Quels sont les moyens de protection des représentants du personnel dans la rupture du contrat de travail ?



Rupture conventionnelle 

Toute rupture conventionnelle avec un salarié protégé requiert obligatoirement la consultation préalable du CSE pour avis.

Une demande d'autorisation doit également être soumise à l'inspecteur du travail qui dispose d'un délai de 2 mois pour rendre sa décision. L'absence de réponse à l'issue du délai vaut refus.

Licenciement 

Le licenciement d'un salarié protégé requiert obligatoirement la consultation préalable du CSE pour avis, dans les entreprises de 50 salariés et plus.

Par ailleurs, à l'instar de la rupture conventionnelle, une demande d'autorisation doit également être soumise à l'inspection du travail disposant d'un délai de 2 mois pour rendre sa décision. L'absence de réponse à l'issue du délai vaut refus.

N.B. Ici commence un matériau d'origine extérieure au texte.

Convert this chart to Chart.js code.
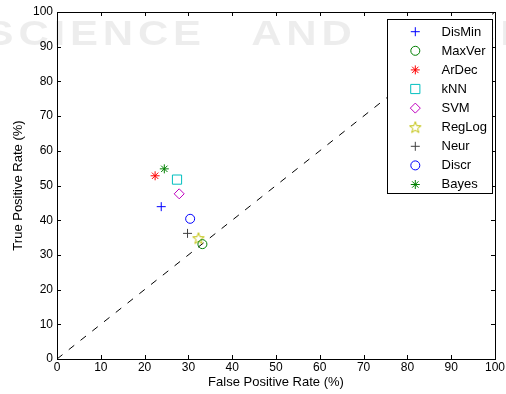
<!DOCTYPE html>
<html>
<head>
<meta charset="utf-8">
<script src="https://cdn.jsdelivr.net/npm/chart.js@4/dist/chart.umd.min.js"></script>
<style>
  html, body { margin: 0; padding: 0; background: #fff; }
  #wrap { width: 506px; height: 394px; }
</style>
</head>
<body>
<div id="wrap"><canvas id="roc"></canvas></div>
<script>
// ── data ──
const methods = ['DisMin', 'MaxVer', 'ArDec', 'kNN', 'SVM', 'RegLog', 'Neur', 'Discr', 'Bayes'];
const fpr = [23.8, 33.2, 22.4, 27.4, 27.9, 32.3, 29.8, 30.4, 24.5];
const tpr = [43.9, 33.1, 52.8, 51.7, 47.6, 34.8, 36.2, 40.4, 54.8];
const axisTicks = [0, 10, 20, 30, 40, 50, 60, 70, 80, 90, 100];
const chanceLine = [0, 100];

// ── styles (matlab default colours) ──
const markerColors = ['#0000ff', '#008000', '#ff0000', '#00bfbf', '#bf00bf', '#bfbf00', '#404040', '#0000ff', '#008000'];
const FONT = "'Liberation Sans', Arial, sans-serif";

// matlab pentagram, drawn once on a small canvas
function makePentagram(color) {
    const cv = document.createElement('canvas');
    cv.width = 14; cv.height = 14;
    const g = cv.getContext('2d');
    g.strokeStyle = color;
    g.lineWidth = 1;
    g.beginPath();
    for (let i = 0; i < 10; i++) {
        const r = i % 2 === 0 ? 6 : 2.5;
        const a = -Math.PI / 2 + i * Math.PI / 5;
        const px = 7 + r * Math.cos(a), py = 7.5 + r * Math.sin(a);
        i === 0 ? g.moveTo(px, py) : g.lineTo(px, py);
    }
    g.closePath();
    g.stroke();
    return cv;
}

const markerStyles = ['cross', 'circle', 'star', 'rect', 'rectRot', makePentagram('#bfbf00'), 'cross', 'circle', 'star'];
const markerRadius = [4.5, 4.5, 4.5, 6.5, 5, 6, 4.5, 4.5, 4.5];

const datasets = methods.map((m, i) => ({
    type: 'scatter',
    label: m,
    data: [{ x: fpr[i], y: tpr[i] }],
    pointStyle: markerStyles[i],
    pointRadius: markerRadius[i],
    pointHoverRadius: markerRadius[i],
    borderColor: markerColors[i],
    backgroundColor: 'rgba(0,0,0,0)',
    pointBorderWidth: 1,
    order: 0,
}));

datasets.push({
    type: 'line',
    label: 'chance',
    data: chanceLine.map(v => ({ x: v, y: v })),
    borderColor: '#000',
    borderWidth: 1,
    borderDash: [7, 8],
    pointRadius: 0,
    fill: false,
    order: 1,
});

// ── faint publisher watermark behind everything ──
const watermark = {
    id: 'watermark',
    beforeDraw(chart) {
        const ctx = chart.ctx;
        ctx.save();
        ctx.fillStyle = 'rgba(0,0,0,0.07)';
        ctx.font = 'bold 35px ' + FONT;
        ctx.textBaseline = 'alphabetic';
        ctx.letterSpacing = '4px';
        ctx.wordSpacing = '24px';
        ctx.scale(1.2, 1);
        ctx.fillText('SCIENCE AND TECHNOLOGY', -12, 45);
        ctx.restore();
    }
};

// ── matlab style box with inward ticks on all four sides ──
const boxTicks = {
    id: 'boxTicks',
    afterDatasetsDraw(chart) {
        const { ctx, chartArea: a, scales } = chart;
        const len = 4;
        ctx.save();
        ctx.strokeStyle = '#000';
        ctx.lineWidth = 1;
        ctx.beginPath();
        axisTicks.forEach(v => {
            const px = Math.round(scales.x.getPixelForValue(v)) + 0.5;
            ctx.moveTo(px, a.bottom); ctx.lineTo(px, a.bottom - len);
            ctx.moveTo(px, a.top); ctx.lineTo(px, a.top + len);
            const py = Math.round(scales.y.getPixelForValue(v)) + 0.5;
            ctx.moveTo(a.left, py); ctx.lineTo(a.left + len, py);
            ctx.moveTo(a.right, py); ctx.lineTo(a.right - len, py);
        });
        ctx.stroke();
        ctx.strokeRect(Math.round(a.left) + 0.5, Math.round(a.top) + 0.5,
            Math.round(a.right - a.left), Math.round(a.bottom - a.top));
        ctx.restore();
    }
};

// legend marker, same shapes as the chart points
function legendMarker(ctx, style, r, x, y) {
    ctx.beginPath();
    if (typeof style === 'object') {
        ctx.drawImage(style, x - style.width / 2, y - style.height / 2);
        return;
    }
    if (style === 'cross' || style === 'star') {
        ctx.moveTo(x - r, y); ctx.lineTo(x + r, y);
        ctx.moveTo(x, y - r); ctx.lineTo(x, y + r);
        if (style === 'star') {
            const d = r * Math.SQRT1_2;
            ctx.moveTo(x - d, y - d); ctx.lineTo(x + d, y + d);
            ctx.moveTo(x - d, y + d); ctx.lineTo(x + d, y - d);
        }
    } else if (style === 'circle') {
        ctx.arc(x, y, r, 0, Math.PI * 2);
    } else if (style === 'rect') {
        const s = r * Math.SQRT1_2;
        ctx.rect(x - s, y - s, 2 * s, 2 * s);
    } else if (style === 'rectRot') {
        ctx.moveTo(x, y - r); ctx.lineTo(x + r, y); ctx.lineTo(x, y + r); ctx.lineTo(x - r, y);
        ctx.closePath();
    }
    ctx.stroke();
}

// ── legend box in the top right corner ──
const boxLegend = {
    id: 'boxLegend',
    afterDraw(chart) {
        const ctx = chart.ctx;
        const left = 387.5, top = 19.5, w = 105, h = 174;
        const rowY = 31.5, step = 19.1;
        ctx.save();
        ctx.fillStyle = '#fff';
        ctx.fillRect(left, top, w, h);
        ctx.strokeStyle = '#000';
        ctx.lineWidth = 1;
        ctx.strokeRect(left, top, w, h);
        ctx.font = '13px ' + FONT;
        ctx.textBaseline = 'middle';
        methods.forEach((m, i) => {
            const y = rowY + i * step;
            ctx.strokeStyle = markerColors[i];
            ctx.lineWidth = 1;
            legendMarker(ctx, markerStyles[i], markerRadius[i], 415.3, y + 0.2);
            ctx.fillStyle = '#000';
            ctx.fillText(m, 441.5, y + 0.5);
        });
        ctx.restore();
    }
};

Chart.defaults.color = '#000';
Chart.defaults.font.family = FONT;

new Chart(document.getElementById('roc'), {
    data: { datasets },
    options: {
        responsive: true,
        maintainAspectRatio: false,
        animation: false,
        events: [],
        layout: { padding: { left: 0, top: 12, right: 9, bottom: 0 } },
        plugins: { legend: { display: false }, tooltip: { enabled: false } },
        scales: {
            x: {
                type: 'linear',
                min: 0, max: 100,
                afterBuildTicks: s => { s.ticks = axisTicks.map(v => ({ value: v })); },
                afterFit: s => { s.height = 35; },
                grid: { display: false, drawTicks: false },
                border: { display: false },
                ticks: { font: { size: 12 }, padding: 1, maxRotation: 0 },
                title: { display: true, text: 'False Positive Rate (%)', font: { size: 13 }, padding: { top: 0, bottom: 3.5 } },
            },
            y: {
                type: 'linear',
                min: 0, max: 100,
                afterBuildTicks: s => { s.ticks = axisTicks.map(v => ({ value: v })); },
                afterFit: s => { s.width = 57; },
                grid: { display: false, drawTicks: false },
                border: { display: false },
                ticks: { font: { size: 12 }, padding: 4 },
                title: { display: true, text: 'True Positive Rate (%)', font: { size: 13 }, padding: { top: 11, bottom: 0 } },
            },
        },
    },
    plugins: [watermark, boxTicks, boxLegend],
});
</script>
</body>
</html>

Enfin, en cas de licenciement annulé d'un salarié protégé par la juridiction, les effets produits sont ceux d'un licenciement nul.

À cet égard, lorsqu'un salarié est licencié après autorisation administrative, le juge judiciaire peut accorder des indemnités de licenciement au titre de la discrimination syndicale antérieure au licenciement.

En revanche, la Cour de cassation a jugé que le salarié licencié ne pouvait pas demander la nullité du licenciement pour discrimination syndicale.

En effet, saisie d'une demande d'autorisation de licenciement d'un salarié protégé, l'Administration est tenue de vérifier si la mesure envisagée n'est pas en rapport avec le mandat détenu, sollicité ou antérieurement exercé par le salarié.

Par conséquent, en présence d'une autorisation devenue définitive (donc absence de lien), le juge ne peut annuler le licenciement sur le fondement d'une discrimination syndicale (Cour de cassation, chambre sociale, 17 janvier 2024, n°22-20.778).

Prise d'acte et résiliation judiciaire 

Lorsqu'un salarié protégé prend acte de la rupture de son contrat de travail et que la juridiction valide, cette rupture produit les effets d'un licenciement nul pour violation du statut protecteur.

Il en est de même pour la résiliation judiciaire.